Note: EFS (Encrypting File System) encrypts each file with a symmetric FEK, then seals that key to the user’s public certificate; decrypting needs both the private key and the log in credentials.

When asked, the client’s IT team were positive that no one had ever enabled encryption.

This isn’t new in our experience. EFS can be switched on by a single right click, so the setting often goes unnoticed.

Unfortunately, the only recourse in such cases for our technicians is to request the client for the password.

In this case, we supplied the username embedded in the certificate and requested the client share possible passwords. Fortunately, one of the passwords shared by the client unlocked the private key.

Decryption Workflow

Step Tool / Action
1 Clone SSD with write blocked NVMe bridge
2 Locate certificate & FEKs 
3 Inject password to unlock private key
4 Recover 3,842 files (1.03 GB) 

Elapsed lab time: 8 h 45 m.* No sector level errors were encountered; all data showed 100 % integrity.

Outcome

By 19:30 the next day, the client received an encrypted courier drive plus a checksum manifest.

The client’s QA team was able to attach the recovered logs to its electronic Device History Records.
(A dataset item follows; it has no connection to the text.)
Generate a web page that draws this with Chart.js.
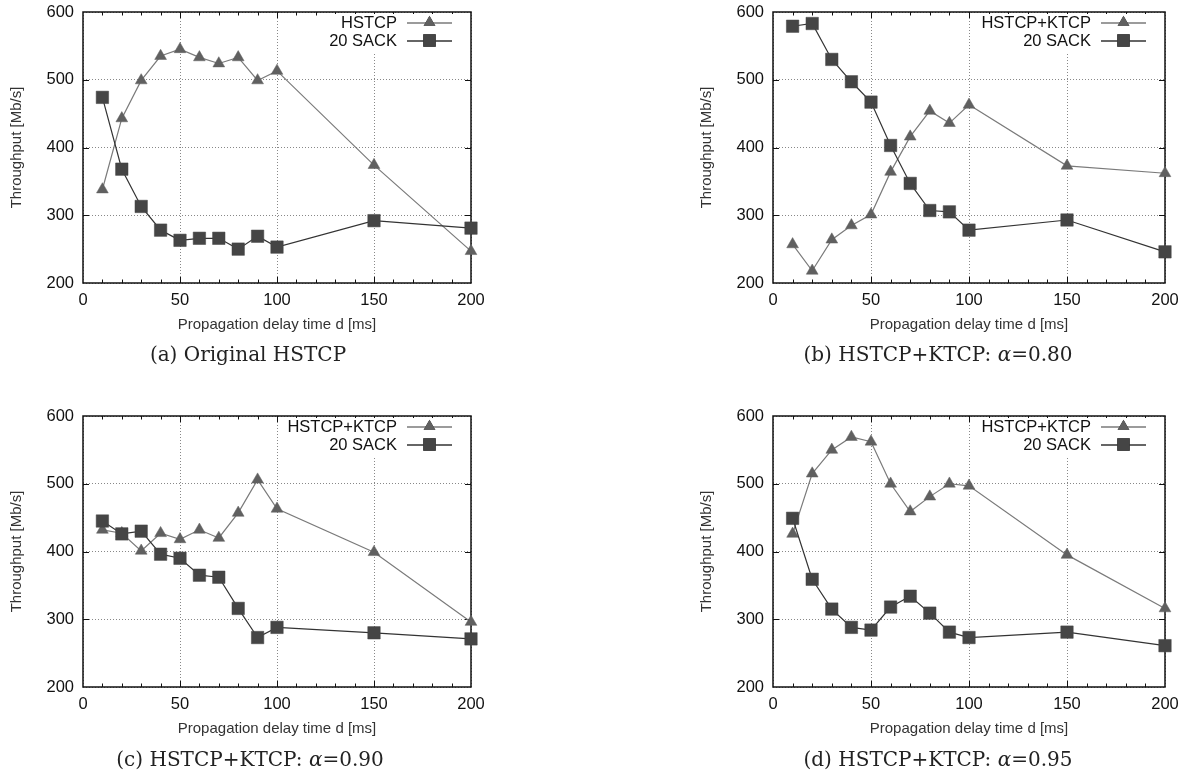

Thus, the client avoided a costly line stop.

In their words, our effort “saved a week of validation and a seven figure order.”

Side Notes & Prevention Tips

How can you make sure your data doesn’t become inaccessible because of a similar mistake?

  • Spot green early: In Windows, EFS protected filenames appear green. Encourage staff to treat that color like a “handle with care” sticker.
  • Scan for surprises: Run cipher /u /n monthly to list every file encrypted under the current profile; it reports without decrypting.
  • Back up certificates: Export EFS keys to an external token whenever admin passwords change; losing the key pair permanently bricks access, even if the SSD is perfect.

Lessons Learned

  1. Invisible safeguards can become invisible traps. EFS is robust but unforgiving when credentials disappear.
  2. Logical failures often require physical grade discipline. Imaging the SSD first ensured we could retry decryption without touching the only copy.
  3. Tiny data, huge value. The entire rescue fit on a thumb drive, yet protected weeks of regulated manufacturing effort.

Stellar’s combination of cutting-edge proprietary tech, experienced hands, and advanced SSD data recovery practices returned the client’s QA team to full compliance.

*Disclaimer:The time taken for recovery depends on several factors and can vary from a few hours to a few weeks.